By Debbie Emery - Radar Reporter
A Los Angeles area chef who confessed to killing his wife and then boiling her body in a slow cooker for four days was found guilty of second degree murder on Thursday.
David Viens, 49, had pleaded not guilty to murdering his 39-year-old wife, Dawn, in late 2009, despite admitting to the crime during a police interrogation in March 2011, where he divulged grisly details of how he disposed of her body in a 55-gallon drum used to collect used cooking grease and oil, which is later sucked out by a disposal company.
During the trial, defense attorney Fred McCurry did not challenge the premise that Dawn was dead, nor did he suggest that she was slain by someone other than her husband, reported the Los Angeles Times.

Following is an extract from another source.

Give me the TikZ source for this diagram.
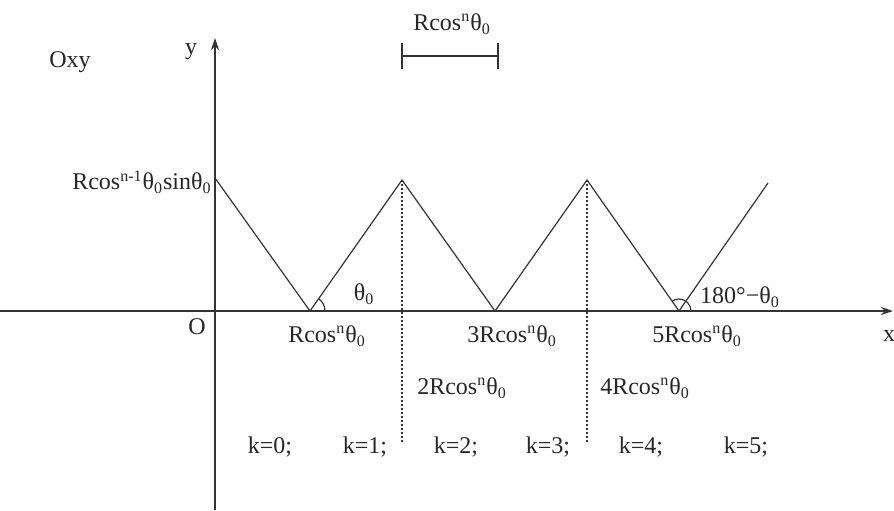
\documentclass[tikz,border=0pt]{standalone}
\usepackage{fontspec}
\setmainfont{Liberation Serif}
\usetikzlibrary{arrows.meta}
\newcommand{\Rc}{Rcos\textsuperscript{n}θ\textsubscript{0}}
\begin{document}
\begin{tikzpicture}[x=0.5pt,y=-0.5pt,
  ln/.style={draw=black!80, line width=0.6pt},
  dot/.style={draw=black!80, line width=0.7pt, dash pattern=on 0.8pt off 1.2pt},
  lbl/.style={inner sep=1pt, font=\fontsize{12}{14}\selectfont, text=black!85}]
\useasboundingbox (0,0) rectangle (894,510);
% axes
\coordinate (xs) at (0,311);
\coordinate (xe) at (893,311);
\coordinate (ys) at (215,510);
\coordinate (ye) at (215,38);
\draw[ln,-{Stealth[length=6pt,width=4pt]}] (xs) -- (xe);
\draw[ln,-{Stealth[length=6pt,width=4pt]}] (ys) -- (ye);
% zigzag
\coordinate (p0) at (215,178);
\coordinate (p1) at (310,311);
\coordinate (p2) at (402,180);
\coordinate (p3) at (495,311);
\coordinate (p4) at (587,180);
\coordinate (p5) at (679,311);
\coordinate (p6) at (768,183);
\draw[ln] (p0) -- (p1) -- (p2) -- (p3) -- (p4) -- (p5) -- (p6);
% dotted lines
\coordinate (d2) at (402,442);
\coordinate (d4) at (587,442);
\draw[dot] (p2) -- (d2);
\draw[dot] (p4) -- (d4);
% scale bar
\coordinate (sa) at (402,56);
\coordinate (sb) at (498,56);
\draw[ln] (sa) -- (sb);
\draw[ln] ([yshift=-6.5pt]sa) -- ([yshift=6.5pt]sa);
\draw[ln] ([yshift=-6.5pt]sb) -- ([yshift=6.5pt]sb);
\node[lbl] (sl) at (452,24) {\Rc};
% angles
\draw[ln] ([xshift=7.5pt]p1) arc[start angle=0, end angle=55, radius=7.5pt];
\draw[ln] ([xshift=6pt]p5) arc[start angle=0, end angle=125, radius=6pt];
\node[lbl] (th) at (364,294) {θ\textsubscript{0}};
\node[lbl] (th2) at (740,297) {180°−θ\textsubscript{0}};
% labels
\node[lbl] (oxy) at (70,62) {Oxy};
\node[lbl] (ylab) at (191,52) {y};
\node[lbl] (xlab) at (889,336) {x};
\node[lbl] (o) at (197,327) {O};
\node[lbl, anchor=east] (h) at (214,182) {Rcos\textsuperscript{n-1}θ\textsubscript{0}sinθ\textsubscript{0}};
\node[lbl] (l1) at (327,336) {\Rc};
\node[lbl] (l3) at (512,336) {3\Rc};
\node[lbl] (l5) at (697,336) {5\Rc};
\node[lbl] (l2) at (462,388) {2\Rc};
\node[lbl] (l4) at (645,388) {4\Rc};
\node[lbl] (k0) at (270,447) {k=0;};
\node[lbl] (k1) at (365,447) {k=1;};
\node[lbl] (k2) at (456,447) {k=2;};
\node[lbl] (k3) at (548,447) {k=3;};
\node[lbl] (k4) at (641,447) {k=4;};
\node[lbl] (k5) at (746,447) {k=5;};
\end{tikzpicture}
\end{document}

He did argue, however, that the evidence didn't support the first-degree murder conviction the prosecution was seeking, which requires proof of premeditation. "Dawn Viens died as an unintentional result of David Viens' actions," McCurry said. "That's not murder."
Jurors deliberated for 5 1/2 hours over three days before delivering the guilty verdict for the lesser charge.
As RadarOnline.com previously reported, when asked by Sgt. Richard Garcia what triggered the vicious attack, 49-year-old Viens replied: "For some reason I just got violent," because his wife had been "raising hell" in their apartment and he just wanted to sleep, he then went on to explain how he bound her hands and feet and duct-taped her mouth. "And that was it. I said, 'Good night.'"
Viens has not revealed exactly where the cold-hearted cooking took place, but it has been implied it was at the Thyme Contemporary Cafe in Lomita, between Torrance and San Pedro in Los Angeles County.
Afterwards, he told his wife's worried friends and relatives that she'd left him. To them, he appeared oddly unconcerned. Within weeks, he started dating a Thyme waitress named Kathy Galvan, who was two decades his junior, according to the Times.
The graphic confession was made while Viens was hospitalized after leaping off an 80-foot cliff in Palos Verdes in a suspected suicide attempt, but he has since pleaded not guilty to his wife's murder. He was so severely injured in the jump that he attended his murder trial in a wheelchair.